YOUR GOAL - Carry none of the pictures over; write out the complete data exactly.

--- BEGIN DATASET EXCERPT ---

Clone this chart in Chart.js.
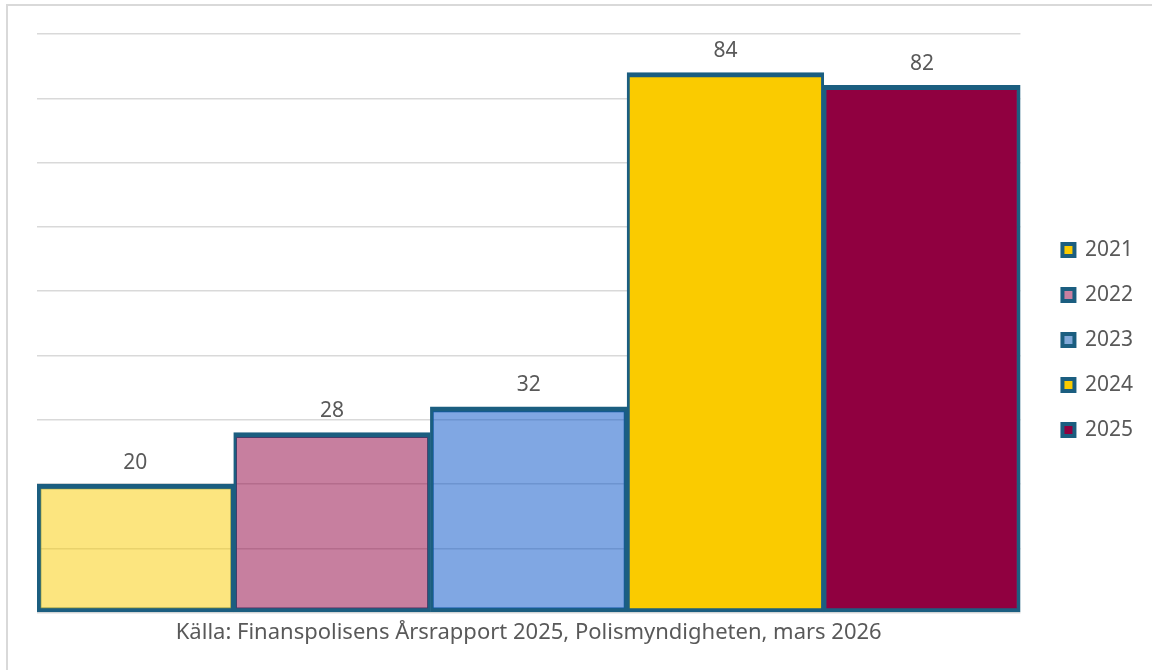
<!DOCTYPE html>
<html>
<head>
<meta charset="utf-8">
<script src="https://cdn.jsdelivr.net/npm/chart.js@4/dist/chart.umd.min.js"></script>
<style>
  body { margin: 0; background: #fff; }
  #wrap { position: relative; width: 1152px; height: 670px; overflow: hidden; }
  #frame { position: absolute; left: 6px; top: 4px; width: 1200px; height: 720px; border: 2px solid #d9d9d9; box-sizing: border-box; }
  canvas { position: absolute; left: 0; top: 0; }
</style>
</head>
<body>
<div id="wrap">
  <div id="frame"></div>
  <canvas id="chart" width="1152" height="670"></canvas>
</div>
<script>
const years = ['2021', '2022', '2023', '2024', '2025']
const values = [20, 28, 32, 84, 82]
const barColors = [
  'rgba(250, 203, 0, 0.5)',
  'rgba(144, 0, 64, 0.5)',
  'rgba(2, 80, 200, 0.5)',
  'rgba(250, 203, 0, 1)',
  'rgba(144, 0, 64, 1)'
]
const legendColors = ['#facb00', '#c97fa0', '#80a8d8', '#facb00', '#900040']
const caption = 'Källa: Finanspolisens Årsrapport 2025, Polismyndigheten, mars 2026'

const edge = '#1b5e80'
const textColor = '#595959'
const font = 'Noto Sans'

// value labels above each bar
const valueLabels = {
  id: 'valueLabels',
  afterDatasetsDraw(chart) {
    const ctx = chart.ctx
    ctx.save()
    ctx.font = '21px "' + font + '"'
    ctx.fillStyle = textColor
    ctx.textAlign = 'center'
    ctx.textBaseline = 'bottom'
    chart.data.datasets.forEach((ds, i) => {
      const bar = chart.getDatasetMeta(i).data[0]
      ctx.fillText(ds.data[0], bar.x, bar.y - 11)
    })
    ctx.restore()
  }
}

new Chart(document.getElementById('chart'), {
  type: 'bar',
  data: {
    labels: [''],
    datasets: years.map((y, i) => ({
      label: y,
      data: [values[i]],
      backgroundColor: barColors[i],
      borderColor: edge,
      // shared edges between neighbours split in two so they look single
      borderWidth: { top: 5, bottom: 4, left: i === 0 ? 4 : 3, right: i === years.length - 1 ? 4 : 3 },
      borderSkipped: false
    }))
  },
  options: {
    responsive: false,
    animation: false,
    layout: { padding: { left: 37, top: 34, right: 9, bottom: 24 } },
    datasets: { bar: { categoryPercentage: 1, barPercentage: 1 } },
    plugins: {
      tooltip: { enabled: false },
      legend: {
        position: 'right',
        labels: {
          color: textColor,
          font: { family: font, size: 21 },
          boxWidth: 12,
          boxHeight: 12,
          padding: 24,
          generateLabels(chart) {
            return chart.data.datasets.map((ds, i) => ({
              text: ds.label,
              fillStyle: legendColors[i],
              strokeStyle: edge,
              lineWidth: 4,
              fontColor: textColor,
              datasetIndex: i
            }))
          }
        }
      }
    },
    scales: {
      x: {
        grid: { display: false, drawTicks: false },
        border: { display: false },
        ticks: { display: false },
        title: {
          display: true,
          text: caption,
          color: textColor,
          font: { family: font, size: 22 },
          padding: { top: 7, bottom: 0 }
        }
      },
      y: {
        min: 0,
        max: 90,
        ticks: { display: false, stepSize: 10 },
        border: { display: false },
        grid: { color: '#d9d9d9', lineWidth: 1.5, drawTicks: false }
      },
      // empty spacer between plot and legend
      gap: {
        position: 'right',
        display: true,
        grid: { display: false, drawTicks: false },
        border: { display: false },
        ticks: { display: false },
        afterFit(scale) {
          scale.width = 18
        }
      }
    }
  },
  plugins: [valueLabels]
})
</script>
</body>
</html>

--- END DATASET EXCERPT ---

TASK ANSWER -
Clone this chart in Chart.js.
<!DOCTYPE html>
<html>
<head>
<meta charset="utf-8">
<script src="https://cdn.jsdelivr.net/npm/chart.js@4/dist/chart.umd.min.js"></script>
<style>
  body { margin: 0; background: #fff; }
  #wrap { position: relative; width: 1152px; height: 670px; overflow: hidden; }
  #frame { position: absolute; left: 6px; top: 4px; width: 1200px; height: 720px; border: 2px solid #d9d9d9; box-sizing: border-box; }
  canvas { position: absolute; left: 0; top: 0; }
</style>
</head>
<body>
<div id="wrap">
  <div id="frame"></div>
  <canvas id="chart" width="1152" height="670"></canvas>
</div>
<script>
const years = ['2021', '2022', '2023', '2024', '2025']
const values = [20, 28, 32, 84, 82]
const barColors = [
  'rgba(250, 203, 0, 0.5)',
  'rgba(144, 0, 64, 0.5)',
  'rgba(2, 80, 200, 0.5)',
  'rgba(250, 203, 0, 1)',
  'rgba(144, 0, 64, 1)'
]
const legendColors = ['#facb00', '#c97fa0', '#80a8d8', '#facb00', '#900040']
const caption = 'Källa: Finanspolisens Årsrapport 2025, Polismyndigheten, mars 2026'

const edge = '#1b5e80'
const textColor = '#595959'
const font = 'Noto Sans'

// value labels above each bar
const valueLabels = {
  id: 'valueLabels',
  afterDatasetsDraw(chart) {
    const ctx = chart.ctx
    ctx.save()
    ctx.font = '21px "' + font + '"'
    ctx.fillStyle = textColor
    ctx.textAlign = 'center'
    ctx.textBaseline = 'bottom'
    chart.data.datasets.forEach((ds, i) => {
      const bar = chart.getDatasetMeta(i).data[0]
      ctx.fillText(ds.data[0], bar.x, bar.y - 11)
    })
    ctx.restore()
  }
}

new Chart(document.getElementById('chart'), {
  type: 'bar',
  data: {
    labels: [''],
    datasets: years.map((y, i) => ({
      label: y,
      data: [values[i]],
      backgroundColor: barColors[i],
      borderColor: edge,
      // shared edges between neighbours split in two so they look single
      borderWidth: { top: 5, bottom: 4, left: i === 0 ? 4 : 3, right: i === years.length - 1 ? 4 : 3 },
      borderSkipped: false
    }))
  },
  options: {
    responsive: false,
    animation: false,
    layout: { padding: { left: 37, top: 34, right: 9, bottom: 24 } },
    datasets: { bar: { categoryPercentage: 1, barPercentage: 1 } },
    plugins: {
      tooltip: { enabled: false },
      legend: {
        position: 'right',
        labels: {
          color: textColor,
          font: { family: font, size: 21 },
          boxWidth: 12,
          boxHeight: 12,
          padding: 24,
          generateLabels(chart) {
            return chart.data.datasets.map((ds, i) => ({
              text: ds.label,
              fillStyle: legendColors[i],
              strokeStyle: edge,
              lineWidth: 4,
              fontColor: textColor,
              datasetIndex: i
            }))
          }
        }
      }
    },
    scales: {
      x: {
        grid: { display: false, drawTicks: false },
        border: { display: false },
        ticks: { display: false },
        title: {
          display: true,
          text: caption,
          color: textColor,
          font: { family: font, size: 22 },
          padding: { top: 7, bottom: 0 }
        }
      },
      y: {
        min: 0,
        max: 90,
        ticks: { display: false, stepSize: 10 },
        border: { display: false },
        grid: { color: '#d9d9d9', lineWidth: 1.5, drawTicks: false }
      },
      // empty spacer between plot and legend
      gap: {
        position: 'right',
        display: true,
        grid: { display: false, drawTicks: false },
        border: { display: false },
        ticks: { display: false },
        afterFit(scale) {
          scale.width = 18
        }
      }
    }
  },
  plugins: [valueLabels]
})
</script>
</body>
</html>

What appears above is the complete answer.